Loss of the tax exemption would require Congel to pay higher interest rates on the bonds to compensate investors, who would suddenly be required to pay income taxes on the interest they earned. The increased cost would depend on the interest rate spread between taxable and tax-exempt bonds at the time of the IRS ruling. In 2005, a Destiny USA executive estimated the tax exemption would save the developer about $120 million over the 30-year term of the bonds.

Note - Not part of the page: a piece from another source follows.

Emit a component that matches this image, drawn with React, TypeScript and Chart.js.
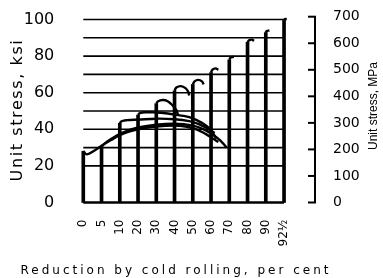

If the IRS chooses to rescind the tax exempt status of the bonds, there could be a flood of legal fallout.  A few possibilities: 

  1. Investors, particularly institutional investors, now forced to pay taxes on their previously exempt bonds could sue Congel. 
  2. Government entities, like the Syracuse Industrial Development Authority, could pursue Congel. Although the SIDA did not put up any money outright, it gave the project a 30 year tax abatement, presumably on the premise that completion of the project would bring economic development.  If the project would not have gone forward without the $228 million in green bonds, SIDA might have grounds for seeking its property taxes.
  3. Citibank and Congel entered into a settlement under which Citibank agreed to disburse the remainder of the $$155 million construction loan on the project.  If the project is devalued by the impact of the tax issue, Congel may be in breach of whatever settlement he came to with Citibank.
  4. According to the Post-Standard, the developer’s attorneys now say the promised conservation and technology goals will not be achieved with the current expansion and may never be achieved, even if future phases of Destiny are built. if the Federal government can prove that Congel fraudulently represented that the project would have the green features, this may be additional grounds for a suit.

However, Congel almost certainly protected himself and his development company behind a single purpose entity to develop the Carousel Center.  If, at the end of the day, the only asset the single purpose entity has is the partially completed Carousel/Destiny USA Center, investors, the government and the people of Syracuse may have been taken for a ride.